Read the records below and copy each line that contains "diagram".

#### Records to process

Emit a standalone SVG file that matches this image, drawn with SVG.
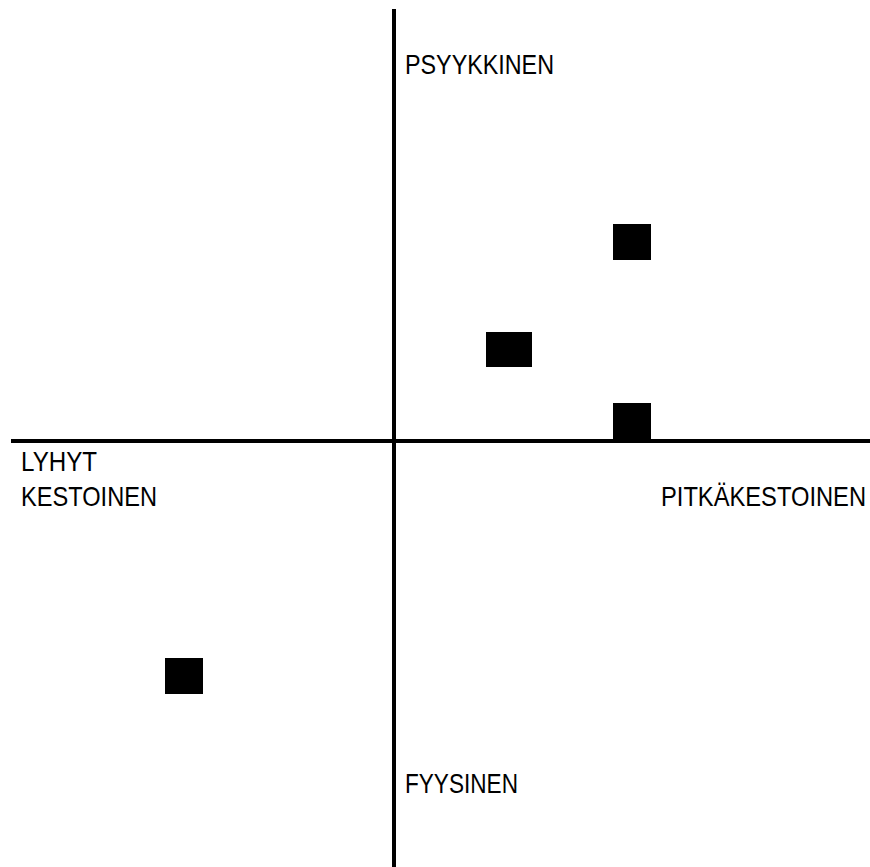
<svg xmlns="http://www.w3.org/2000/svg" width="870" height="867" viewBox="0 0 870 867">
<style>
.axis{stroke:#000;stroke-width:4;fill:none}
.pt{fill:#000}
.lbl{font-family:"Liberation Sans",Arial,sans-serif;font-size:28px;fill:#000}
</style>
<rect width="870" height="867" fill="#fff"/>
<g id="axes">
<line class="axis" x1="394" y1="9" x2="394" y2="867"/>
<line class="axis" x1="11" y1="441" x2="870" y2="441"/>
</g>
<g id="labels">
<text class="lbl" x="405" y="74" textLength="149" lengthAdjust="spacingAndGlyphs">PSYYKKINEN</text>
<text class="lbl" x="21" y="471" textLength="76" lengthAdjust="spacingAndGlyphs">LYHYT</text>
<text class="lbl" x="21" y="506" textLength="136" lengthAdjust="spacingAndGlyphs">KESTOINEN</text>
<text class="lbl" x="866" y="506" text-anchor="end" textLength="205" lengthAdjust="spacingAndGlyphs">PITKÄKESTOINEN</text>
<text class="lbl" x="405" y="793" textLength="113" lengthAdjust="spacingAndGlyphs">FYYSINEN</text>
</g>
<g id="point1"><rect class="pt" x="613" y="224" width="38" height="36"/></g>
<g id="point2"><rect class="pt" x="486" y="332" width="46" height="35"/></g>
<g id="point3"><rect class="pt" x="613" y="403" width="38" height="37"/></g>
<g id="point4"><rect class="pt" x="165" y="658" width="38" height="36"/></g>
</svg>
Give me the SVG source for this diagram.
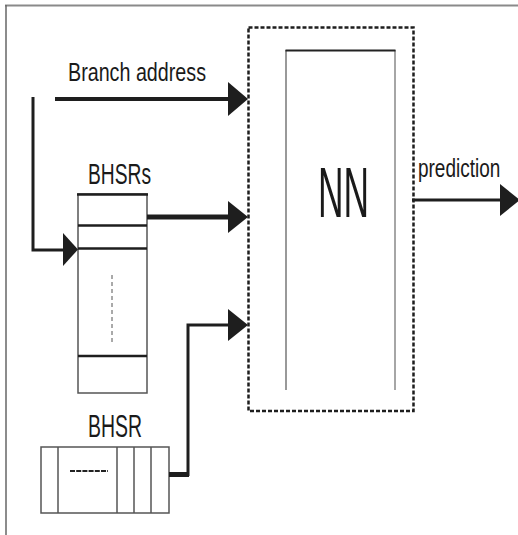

########
#### Records to process

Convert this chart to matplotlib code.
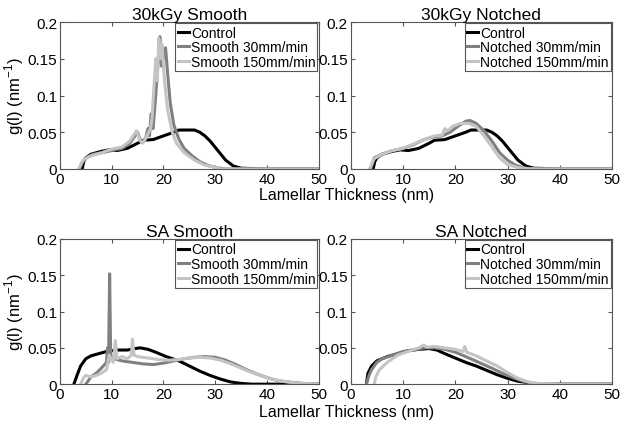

########
#### Records to process

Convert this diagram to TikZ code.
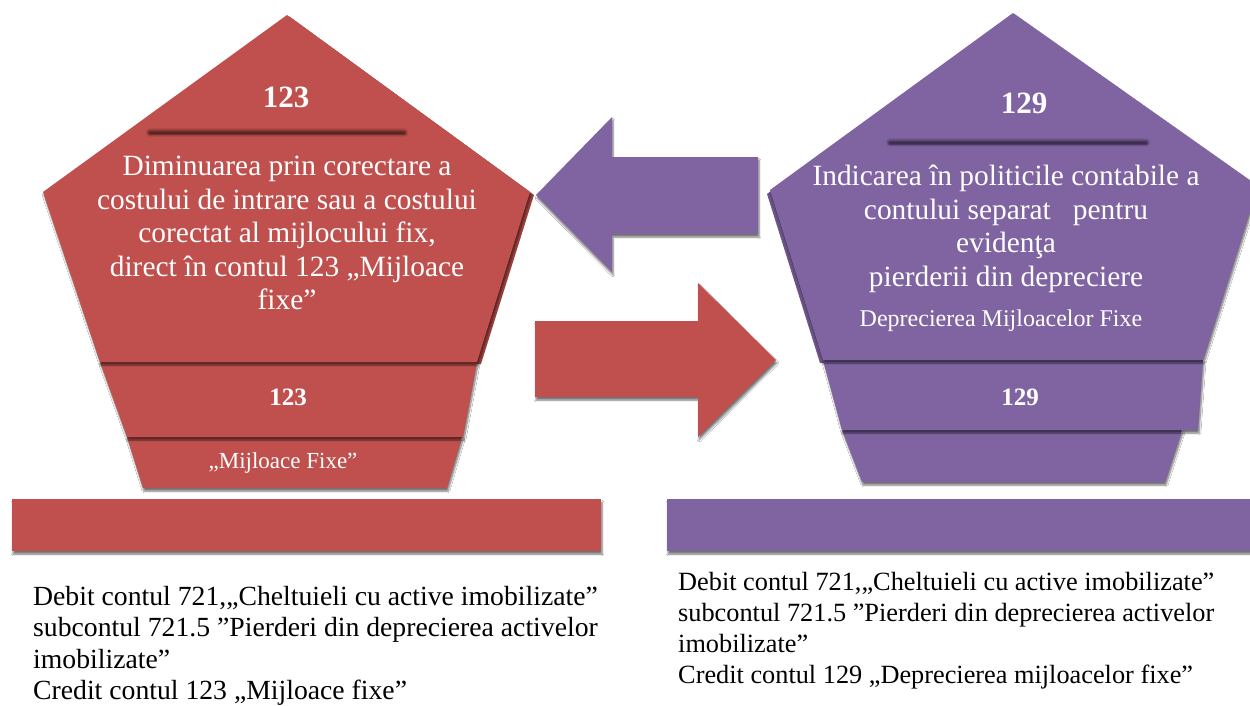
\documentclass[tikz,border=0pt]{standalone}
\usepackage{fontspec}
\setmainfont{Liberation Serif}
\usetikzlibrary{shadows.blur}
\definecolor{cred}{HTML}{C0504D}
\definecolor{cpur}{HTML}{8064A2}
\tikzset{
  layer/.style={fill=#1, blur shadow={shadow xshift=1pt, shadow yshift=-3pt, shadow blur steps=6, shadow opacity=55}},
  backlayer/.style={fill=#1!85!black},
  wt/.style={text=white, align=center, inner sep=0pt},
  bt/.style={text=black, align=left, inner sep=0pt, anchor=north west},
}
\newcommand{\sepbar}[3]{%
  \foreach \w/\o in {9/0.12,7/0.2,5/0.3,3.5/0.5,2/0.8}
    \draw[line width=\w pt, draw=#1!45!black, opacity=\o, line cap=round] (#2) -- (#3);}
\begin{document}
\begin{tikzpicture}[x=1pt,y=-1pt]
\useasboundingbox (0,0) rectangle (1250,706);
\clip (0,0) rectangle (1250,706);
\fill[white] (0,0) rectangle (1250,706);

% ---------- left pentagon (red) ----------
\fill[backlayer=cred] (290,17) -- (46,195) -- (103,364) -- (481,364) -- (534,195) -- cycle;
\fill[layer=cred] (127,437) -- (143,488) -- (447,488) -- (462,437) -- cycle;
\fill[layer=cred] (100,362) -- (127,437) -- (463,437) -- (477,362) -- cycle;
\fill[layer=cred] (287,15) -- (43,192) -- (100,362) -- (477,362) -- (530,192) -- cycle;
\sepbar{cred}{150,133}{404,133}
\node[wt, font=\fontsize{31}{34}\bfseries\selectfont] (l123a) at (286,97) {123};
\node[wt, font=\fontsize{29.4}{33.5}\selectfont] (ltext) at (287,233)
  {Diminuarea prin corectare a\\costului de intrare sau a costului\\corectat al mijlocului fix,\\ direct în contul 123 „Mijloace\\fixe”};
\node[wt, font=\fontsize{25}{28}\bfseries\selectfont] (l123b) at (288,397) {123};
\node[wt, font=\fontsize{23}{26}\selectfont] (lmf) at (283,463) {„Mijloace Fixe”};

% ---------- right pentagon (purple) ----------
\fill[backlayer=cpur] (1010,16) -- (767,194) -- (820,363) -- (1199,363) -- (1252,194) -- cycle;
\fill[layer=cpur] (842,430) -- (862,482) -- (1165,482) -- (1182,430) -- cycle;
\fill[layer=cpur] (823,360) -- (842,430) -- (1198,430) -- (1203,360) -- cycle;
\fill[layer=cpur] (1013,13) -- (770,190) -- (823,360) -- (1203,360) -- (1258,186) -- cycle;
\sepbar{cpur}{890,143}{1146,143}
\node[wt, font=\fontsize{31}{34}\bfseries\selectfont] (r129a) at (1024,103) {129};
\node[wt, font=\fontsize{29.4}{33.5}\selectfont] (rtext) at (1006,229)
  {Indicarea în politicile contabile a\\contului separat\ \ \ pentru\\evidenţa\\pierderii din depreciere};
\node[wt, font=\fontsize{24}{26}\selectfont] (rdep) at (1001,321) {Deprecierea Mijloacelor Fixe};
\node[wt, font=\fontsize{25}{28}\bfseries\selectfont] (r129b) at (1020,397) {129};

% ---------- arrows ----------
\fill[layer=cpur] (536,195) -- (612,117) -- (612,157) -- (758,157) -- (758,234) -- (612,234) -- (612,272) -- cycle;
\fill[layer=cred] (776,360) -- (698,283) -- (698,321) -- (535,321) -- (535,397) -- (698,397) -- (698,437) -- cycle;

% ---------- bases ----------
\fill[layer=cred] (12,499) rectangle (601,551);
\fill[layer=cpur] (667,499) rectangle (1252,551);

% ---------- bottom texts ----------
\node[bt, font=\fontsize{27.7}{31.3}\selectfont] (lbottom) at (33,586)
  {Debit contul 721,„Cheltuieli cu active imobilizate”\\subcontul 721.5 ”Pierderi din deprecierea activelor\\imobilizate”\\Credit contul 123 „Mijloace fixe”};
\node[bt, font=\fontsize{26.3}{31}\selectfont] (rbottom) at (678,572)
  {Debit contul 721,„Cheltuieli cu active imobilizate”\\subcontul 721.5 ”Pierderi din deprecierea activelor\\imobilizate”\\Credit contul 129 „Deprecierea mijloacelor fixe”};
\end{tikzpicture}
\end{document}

########

# [Solved exercise]
Give me the SVG source for this diagram.
Convert this diagram to TikZ code.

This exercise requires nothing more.